German operatic soprano (1885–1976)

Erna Ellmenreich (30 May 1885 – 14 April 1976) was a German operatic soprano, a member of the Staatstheater Stuttgart. She performed there leading parts and several premieres, including Ariadne auf Naxos by Strauss and works by Paul Hindemith.

== Career ==
Born in Merano, Ellmenreich made her stage debut as Marguerite in Gounod's Faust in 1908 at the Hoftheater Stuttgart (court theatre). She was a member of the company from 1909 to 1924. It was named Württembergisches Landestheater from 1918, and later Staatstheater (State theatre). She appeared as a guest artist, for example in 1910 at the Cologne Opera and in 1916 at the Frankfurt Opera.

In Stuttgart, Ellmenreich took part in numerous premieres. On 25 October 1912 she appeared as Echo in Ariadne auf Naxos by Richard Strauss. The production was part of the opening festivities for the new theatre building, staged in the Kleines Haus (small hall) by Max Reinhardt, with Maria Jeritza in the title role. In 1917 Ellmenreich performed the part of the Märchenfrau in Siegfried Wagner's fairy-tale opera An allem ist Hütchen schuld!, and in 1919 in Ture Rangström's Die Kronbraut (Kronbruden) after a play by August Strindberg. On 4 June 1921 she appeared in two roles in one-act operas by Paul Hindemith, the Woman in Mörder, Hoffnung der Frauen (Murderer, Hope of Women) after a play by Oskar Kokoschka, and the Empress Bangsa in Das Nusch-Nuschi. The first presentation of the two short operas by Hindemith, conducted by Fritz Busch and with Oskar Schlemmer responsible for stage, costumes and choreography, caused a scandal.

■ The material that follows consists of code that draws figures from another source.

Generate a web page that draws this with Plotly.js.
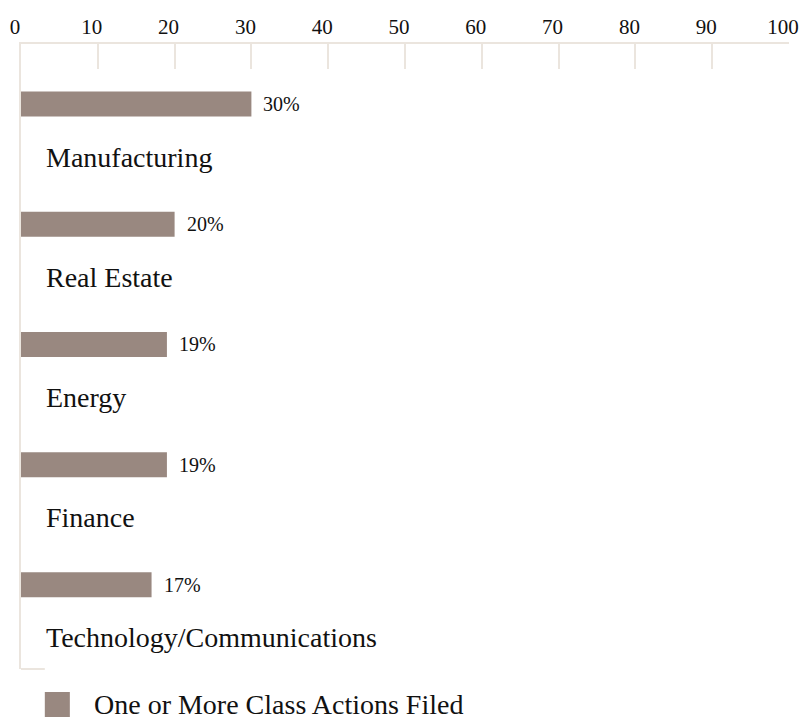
<!DOCTYPE html>
<html>
<head>
<meta charset="utf-8">
<script src="https://cdn.plot.ly/plotly-3.0.1.min.js"></script>
<style>html,body{margin:0;padding:0;background:#fff;}#chart{width:811px;height:720px;}</style>
</head>
<body>
<div id="chart"></div>
<script>
const categories = ["Manufacturing", "Real Estate", "Energy", "Finance", "Technology/Communications"];
const values = [30, 20, 19, 19, 17];
const valueLabels = ["30%", "20%", "19%", "19%", "17%"];
const seriesName = "One or More Class Actions Filed";
const xTicks = [0, 10, 20, 30, 40, 50, 60, 70, 80, 90, 100];

const FONT = "Liberation Serif, Times New Roman, serif";
const AXIS_COLOR = "#ebe5de";
const BAR_COLOR = "#998880";
const TEXT_COLOR = "#111111";

const trace = {
  type: "bar",
  orientation: "h",
  x: values,
  y: categories,
  name: seriesName,
  width: 0.208,
  marker: {color: BAR_COLOR},
  showlegend: false,
  hoverinfo: "x+y"
};

const annotations = [];
categories.forEach((c, i) => {
  annotations.push({
    x: values[i], y: c, xref: "x", yref: "y",
    text: valueLabels[i], showarrow: false,
    xanchor: "left", yanchor: "middle", xshift: 10,
    font: {family: FONT, size: 20, color: TEXT_COLOR}
  });
  annotations.push({
    x: 0, y: c, xref: "x", yref: "y",
    text: c, showarrow: false,
    xanchor: "left", yanchor: "middle", xshift: 23, yshift: -53,
    font: {family: FONT, size: 28, color: TEXT_COLOR}
  });
});
annotations.push({
  x: 0, y: 0, xref: "paper", yref: "paper",
  text: seriesName, showarrow: false,
  xanchor: "left", yanchor: "middle", xshift: 71, yshift: -35,
  font: {family: FONT, size: 28, color: TEXT_COLOR}
});

const layout = {
  width: 811, height: 720,
  margin: {l: 21, r: 22, t: 44, b: 51},
  paper_bgcolor: "#ffffff",
  plot_bgcolor: "#ffffff",
  font: {family: FONT, color: TEXT_COLOR},
  xaxis: {
    side: "top",
    range: [0, 100],
    tickvals: xTicks,
    ticktext: xTicks.map(String),
    ticks: "inside",
    ticklen: 25,
    tickwidth: 2,
    tickcolor: AXIS_COLOR,
    showline: true,
    linecolor: AXIS_COLOR,
    linewidth: 2,
    showgrid: false,
    zeroline: false,
    ticklabelshift: -6,
    tickfont: {family: FONT, size: 21, color: TEXT_COLOR},
    fixedrange: true
  },
  yaxis: {
    type: "category",
    categoryorder: "array",
    categoryarray: categories,
    range: [4.7, -0.5],
    showticklabels: false,
    ticks: "",
    showline: true,
    linecolor: AXIS_COLOR,
    linewidth: 2,
    showgrid: false,
    zeroline: false,
    fixedrange: true
  },
  shapes: [
    {type: "line", xref: "paper", yref: "paper", x0: 0, x1: 0.031, y0: 0, y1: 0,
     line: {color: AXIS_COLOR, width: 2}},
    {type: "rect", xref: "paper", yref: "paper", x0: 0.031, x1: 0.0636, y0: 0, y1: 0,
     ysizemode: "pixel", yanchor: 0, y0: -23, y1: -48,
     fillcolor: BAR_COLOR, line: {width: 0}}
  ],
  annotations: annotations
};

Plotly.newPlot("chart", [trace], layout, {displayModeBar: false, staticPlot: true});
</script>
</body>
</html>
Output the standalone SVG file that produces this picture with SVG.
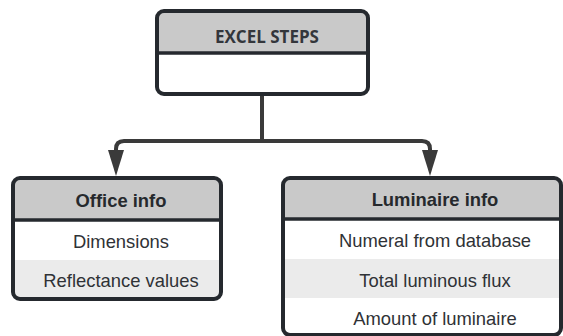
<svg xmlns="http://www.w3.org/2000/svg" width="563" height="336" viewBox="0 0 563 336">
  <defs>
    <style>
      .frame { fill: none; stroke: #25292e; stroke-width: 4; }
      .divider { stroke: #25292e; stroke-width: 3.5; }
      .head { fill: #c9c9c9; }
      .alt { fill: #ebebeb; }
      .title { font-family: "Open Sans", "Liberation Sans", sans-serif; font-weight: 700; font-size: 17px; fill: #33363b; text-anchor: middle; }
      .htext { font-family: "Liberation Sans", Arial, sans-serif; font-weight: 700; font-size: 18.4px; fill: #26292d; text-anchor: middle; }
      .row { font-family: "Liberation Sans", Arial, sans-serif; font-size: 18.4px; fill: #2f3236; text-anchor: middle; }
      .wire { fill: none; stroke: #3a3a3a; stroke-width: 4; stroke-linejoin: round; }
      .head-arrow { fill: #3a3a3a; }
    </style>
  </defs>

  <rect width="563" height="336" fill="#ffffff"/>

  <!-- connectors: trunk from the top box, splitting to both children -->
  <g id="connectors">
    <path class="wire" d="M262,94 V141"/>
    <path class="wire" d="M262,141 H124 Q116,141 116,149 V151"/>
    <path class="wire" d="M262,141 H422 Q430,141 430,149 V151"/>
    <path class="head-arrow" d="M108,150 L124,150 L116,176 Z"/>
    <path class="head-arrow" d="M422,150 L438,150 L430,176 Z"/>
  </g>

  <!-- top node -->
  <g id="excel-steps">
    <rect x="157" y="11" width="211" height="83" rx="7" fill="#ffffff"/>
    <rect x="157" y="11" width="211" height="42" rx="7" class="head"/>
    <rect x="157" y="40" width="211" height="13" class="head"/>
    <line x1="157" y1="53" x2="368" y2="53" class="divider"/>
    <rect x="157" y="11" width="211" height="83" rx="7" class="frame"/>
    <text x="267" y="43" class="title">EXCEL STEPS</text>
  </g>

  <!-- left child -->
  <g id="office-info">
    <rect x="13" y="178" width="208" height="121" rx="7" fill="#ffffff"/>
    <rect x="13" y="178" width="208" height="42" rx="7" class="head"/>
    <rect x="13" y="205" width="208" height="15" class="head"/>
    <rect x="13" y="260" width="208" height="37" class="alt"/>
    <line x1="13" y1="220" x2="221" y2="220" class="divider"/>
    <rect x="13" y="178" width="208" height="121" rx="7" class="frame"/>
    <text x="121" y="207" class="htext">Office info</text>
    <text x="121" y="248" class="row">Dimensions</text>
    <text x="121" y="287" class="row">Reflectance values</text>
  </g>

  <!-- right child -->
  <g id="luminaire-info">
    <rect x="283" y="178" width="278" height="157" rx="7" fill="#ffffff"/>
    <rect x="283" y="178" width="278" height="42" rx="7" class="head"/>
    <rect x="283" y="205" width="278" height="15" class="head"/>
    <rect x="283" y="259" width="278" height="39" class="alt"/>
    <line x1="283" y1="219" x2="561" y2="219" class="divider"/>
    <rect x="283" y="178" width="278" height="157" rx="7" class="frame"/>
    <text x="435" y="206" class="htext">Luminaire info</text>
    <text x="435" y="247" class="row">Numeral from database</text>
    <text x="435" y="287" class="row">Total luminous flux</text>
    <text x="435" y="325" class="row">Amount of luminaire</text>
  </g>
</svg>
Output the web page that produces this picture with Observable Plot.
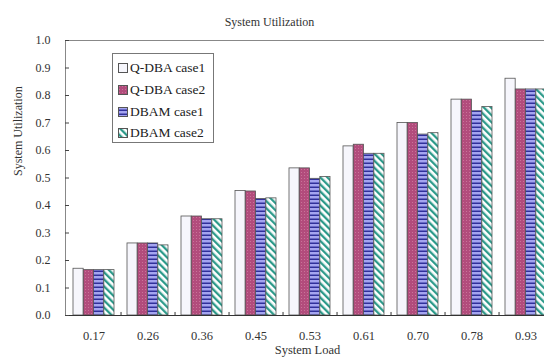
<!DOCTYPE html>
<html>
<head>
<meta charset="utf-8">
<script src="https://cdn.jsdelivr.net/npm/d3@7"></script>
<script src="https://cdn.jsdelivr.net/npm/@observablehq/plot@0.6"></script>
<style>
  html, body { margin: 0; padding: 0; background: #fff; width: 544px; height: 363px; overflow: hidden; }
  #wrap { position: relative; width: 544px; height: 363px; overflow: hidden; }
  #chart svg { max-width: none !important; width: 560px !important; height: 363px !important; display: block; }
  #legend { position: absolute; left: 112px; top: 53px; width: 100px; height: 88px; border: 1px solid #777; background: #fff;
    font-family: "Liberation Serif", "DejaVu Serif", serif; font-size: 13.5px; color: #222; }
  .row { position: absolute; left: 5px; height: 16px; line-height: 16px; white-space: nowrap; }
  .row svg { vertical-align: -1px; margin-right: 2px; }
</style>
</head>
<body>
<svg width="0" height="0" style="position:absolute">
  <defs>
    <pattern id="p1" width="4" height="4" patternUnits="userSpaceOnUse">
      <rect width="4" height="4" fill="#f6f6fc"/>
    </pattern>
    <pattern id="p2" width="3" height="3" patternUnits="userSpaceOnUse">
      <rect width="3" height="3" fill="#b24c7c"/>
      <rect x="1" y="1" width="1" height="1" fill="#c97399"/>
    </pattern>
    <pattern id="p3" width="4" height="4" patternUnits="userSpaceOnUse">
      <rect width="4" height="4" fill="#a4a4f0"/>
      <rect y="2.5" width="4" height="1.5" fill="#30309a"/>
    </pattern>
    <pattern id="p4" width="5" height="5" patternUnits="userSpaceOnUse" patternTransform="rotate(-45)">
      <rect width="5" height="5" fill="#ffffff"/>
      <rect width="2.3" height="5" fill="#2c9a8a"/>
    </pattern>
  </defs>
</svg>
<div id="wrap">
  <div id="chart"></div>
  <div id="legend"></div>
</div>
<script>
const loads = ["0.17", "0.26", "0.36", "0.45", "0.53", "0.61", "0.70", "0.78", "0.93"];
const seriesNames = ["Q-DBA case1", "Q-DBA case2", "DBAM case1", "DBAM case2"];
const qdbaCase1 = [0.170, 0.262, 0.360, 0.453, 0.535, 0.615, 0.700, 0.785, 0.861];
const qdbaCase2 = [0.165, 0.262, 0.360, 0.451, 0.535, 0.621, 0.700, 0.785, 0.822];
const dbamCase1 = [0.165, 0.262, 0.350, 0.424, 0.497, 0.588, 0.658, 0.743, 0.822];
const dbamCase2 = [0.165, 0.255, 0.350, 0.426, 0.504, 0.588, 0.663, 0.758, 0.822];
const yTicks = [0, 0.1, 0.2, 0.3, 0.4, 0.5, 0.6, 0.7, 0.8, 0.9, 1.0];

const seriesValues = [qdbaCase1, qdbaCase2, dbamCase1, dbamCase2];
const fills = ["url(#p1)", "url(#p2)", "url(#p3)", "url(#p4)"];

const xRange = [65, 555];
const padIn = 0.24, padOut = 0.15;
const step = (xRange[1] - xRange[0]) / (loads.length - padIn + 2 * padOut);
const bw = step * (1 - padIn);
const barW = bw / 4;

const rows = [];
seriesValues.forEach((vals, s) => vals.forEach((v, i) => rows.push({load: loads[i], series: s, value: v})));

const serif = "Liberation Serif, DejaVu Serif, serif";

const marks = [
  Plot.frame({stroke: "#888"}),
  ...seriesValues.map((vals, s) => Plot.barY(rows.filter(d => d.series === s), {
    x: "load", y: "value", fill: fills[s], stroke: "#555", strokeWidth: 0.8,
    insetLeft: s * barW, insetRight: (3 - s) * barW
  })),
  Plot.ruleY([0], {stroke: "#333"}),
  Plot.ruleX(loads, {x: d => d, y1: 0, y2: 0.011, dx: step / 2, stroke: "#333"}),
  Plot.axisY({ticks: yTicks, tickSize: -4, tickFormat: () => "", stroke: "#444"}),
  Plot.axisY({ticks: yTicks, tickSize: 0, tickPadding: 15, tickFormat: d3.format(".1f"), label: null,
    fontFamily: serif, fontSize: 12, fill: "#333"}),
  Plot.axisX({tickSize: 0, tickPadding: 16, label: null, fontFamily: serif, fontSize: 12.5, fill: "#333"}),
  Plot.text(["System Utilization"], {frameAnchor: "top-left", dx: 204, dy: -23, textAnchor: "middle",
    fontFamily: serif, fontSize: 12, fill: "#333"}),
  Plot.text(["System Utilization"], {frameAnchor: "left", dx: -47, dy: -2, rotate: -90,
    fontFamily: serif, fontSize: 12, fill: "#333"}),
  Plot.text(["System Load"], {frameAnchor: "bottom-left", dx: 242, dy: 38, textAnchor: "middle",
    fontFamily: serif, fontSize: 12.5, fill: "#333"})
];

const chart = Plot.plot({
  width: 560,
  height: 363,
  marginLeft: 65,
  marginRight: 5,
  marginTop: 40,
  marginBottom: 48,
  style: {background: "#fff", fontFamily: serif, maxWidth: "none"},
  x: {domain: loads, range: xRange, paddingInner: padIn, paddingOuter: padOut, label: null, axis: null},
  y: {domain: [0, 1], label: null, axis: null},
  marks
});
document.getElementById("chart").appendChild(chart);

const legend = document.getElementById("legend");
const rowTops = [6, 28, 50, 71];
seriesNames.forEach((name, s) => {
  const r = document.createElement("div");
  r.className = "row";
  r.style.top = rowTops[s] + "px";
  r.innerHTML = `<svg width="10" height="10"><rect x="0.5" y="0.5" width="9" height="9" fill="${fills[s]}" stroke="#555"/></svg>${name}`;
  legend.appendChild(r);
});
</script>
</body>
</html>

Ellmenreich's operatic parts included Mozart's Cherubino in Le nozze di Figaro and Dorabella in Così fan tutte, and Silla in Hans Pfitzner's Palestrina. She performed the title roles of Mignon by Ambroise Thomas and Bizet's Carmen, of both Der Rosenkavalier and Salome by Strauss, and Puccini's Madama Butterfly.

After leaving the Stuttgart opera, Ellmenreich performed as a guest artist. She also had a career as a concert singer. She died in Berlin.